Schwebel is co-founder and chair of the Carolina Children’s Literature Consortium. She co-chaired the 2014 Children’s Literature Association’s annual conference and served as a member of the Children’s Literature Association Board of Directors. She was previously a professor of English and women’s & gender studies at the University of South Carolina (USC). Prior to her academic career, she taught English and history to middle school students in Connecticut and Virginia. She earned a BA in history from Yale College and a PhD in the history of American civilization from Harvard University.
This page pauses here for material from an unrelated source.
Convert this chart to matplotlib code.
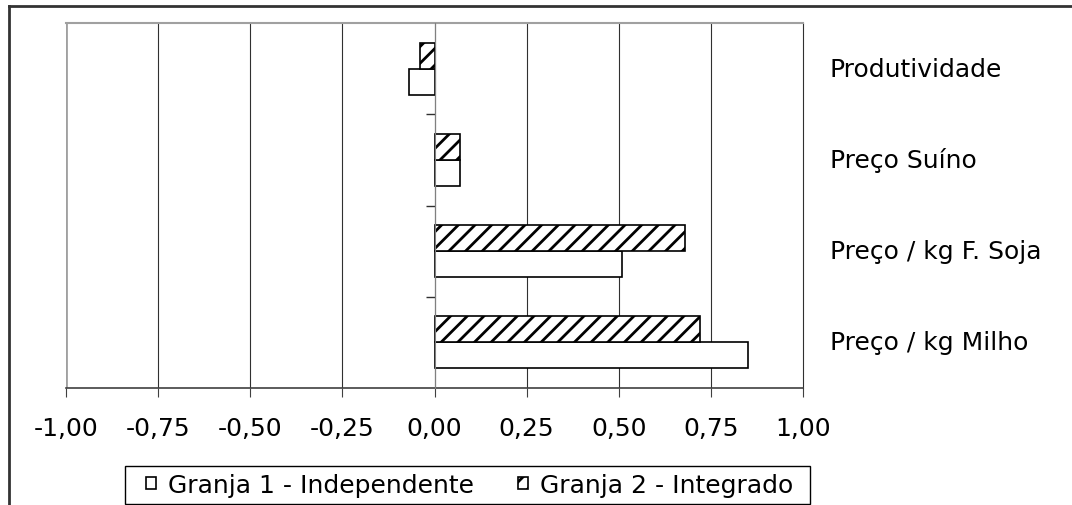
import matplotlib
matplotlib.use('Agg')
import matplotlib.pyplot as plt
from matplotlib.lines import Line2D
from matplotlib.patches import Rectangle
import matplotlib.transforms as mtransforms
import numpy

categorias = ['Preço / kg Milho', 'Preço / kg F. Soja', 'Preço Suíno', 'Produtividade']
granja1 = [0.85, 0.51, 0.07, -0.07]
granja2 = [0.72, 0.68, 0.07, -0.04]
series = ['Granja 1 - Independente', 'Granja 2 - Integrado']
xticks = [-1.00, -0.75, -0.50, -0.25, 0.00, 0.25, 0.50, 0.75, 1.00]

W, H = 1072, 506


def fx(px):
    return px / W


def fy(py):
    return 1 - py / H


def desenhar():
    plt.rcParams['font.family'] = ['DejaVu Sans']
    plt.rcParams['hatch.linewidth'] = 2.0
    fig = plt.figure(figsize=(W / 100, H / 100), dpi=100)
    ax = fig.add_axes([fx(66), fy(389), fx(803) - fx(66), fy(24) - fy(389)])

    y = numpy.arange(len(categorias))
    h = 0.285
    ax.barh(y - h / 2, granja1, height=h, color='white', edgecolor='black',
            linewidth=1.2, label=series[0], zorder=3)
    ax.barh(y + h / 2, granja2, height=h, color='white', edgecolor='black',
            linewidth=1.2, hatch='//', label=series[1], zorder=3)

    ax.set_xlim(-1, 1)
    ax.set_ylim(-0.5, len(categorias) - 0.5)

    # grade vertical
    for v in xticks[1:-1]:
        ax.axvline(v, color='#303030', linewidth=0.8, zorder=1)
    ax.axvline(-1, color='#a0a0a0', linewidth=2, zorder=1)

    ax.spines['left'].set_position(('data', 0))
    ax.spines['left'].set_color('#808080')
    ax.spines['left'].set_zorder(4)
    ax.spines['top'].set_color('#a0a0a0')
    ax.spines['top'].set_linewidth(1.5)
    ax.spines['right'].set_color('#303030')
    ax.spines['right'].set_linewidth(0.8)
    ax.spines['bottom'].set_color('#404040')
    ax.spines['bottom'].set_linewidth(1.2)

    ax.set_xticks(xticks)
    ax.set_xticklabels([('%.2f' % v).replace('.', ',') for v in xticks])
    ax.tick_params(axis='x', direction='out', length=6.5, width=0.8,
                   color='#404040', labelsize=18, pad=14)
    ax.set_yticks(numpy.arange(len(categorias) - 1) + 0.5)
    ax.set_yticklabels([])
    ax.tick_params(axis='y', direction='out', length=6.5, width=1,
                   color='#303030')

    trans = mtransforms.blended_transform_factory(ax.transAxes, ax.transData)
    xl = (830 - 66) / (803 - 66)
    for i, nome in enumerate(categorias):
        ax.text(xl, y[i], nome, transform=trans, ha='left', va='center',
                fontsize=18)

    leg = fig.legend(loc='center left', bbox_to_anchor=(fx(146), fy(486)),
                     ncol=2, frameon=False, fontsize=18, borderpad=0,
                     borderaxespad=0, handlelength=0.4, handleheight=0.4,
                     handletextpad=0.5, columnspacing=1.74)

    fig.add_artist(Rectangle((fx(125), fy(505)), fx(810) - fx(125),
                             fy(467) - fy(505), transform=fig.transFigure,
                             fill=False, edgecolor='black', linewidth=1))
    # moldura externa
    fig.add_artist(Line2D([fx(9), 1], [fy(7), fy(7)], transform=fig.transFigure,
                          color='#333333', linewidth=2))
    fig.add_artist(Line2D([fx(9), fx(9)], [0, fy(7)], transform=fig.transFigure,
                          color='#333333', linewidth=2))

    fig.savefig('out.png', dpi=100)


if __name__ == '__main__':
    desenhar()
“The Center for Children’s Books has been a leader in bridging the divide between the ivory tower and community for more than half a century,”  Schwebel said. “I look forward to building on its historic strength as a center of expertise on children’s books even as we expand outward to become an incubator for innovative research on children’s literature, media, and information behavior, broadly conceived.”

Although stepping down from directorship of the CCB, Dr. Deborah Stevenson will continue her service as editor of The Bulletin of the Center for Children’s Books and as an affiliate member of the iSchool faculty. We thank Deborah for her many years of leadership and vision for the CCB!


Research Spotlight: App Authors

App Authors: Closing the App Gap II, our three-year national IMLS-funded research project, has designed a curriculum to teach coding to children aged eight to twelve in school and public libraries.

Working with partners in Illinois and across the country, we’ve created two seven-session curriculums to suit all kinds of young learners, which can be viewed here. Through this project, children develop their own apps and share them with others, highlighting their achievements and learning about others’ as well.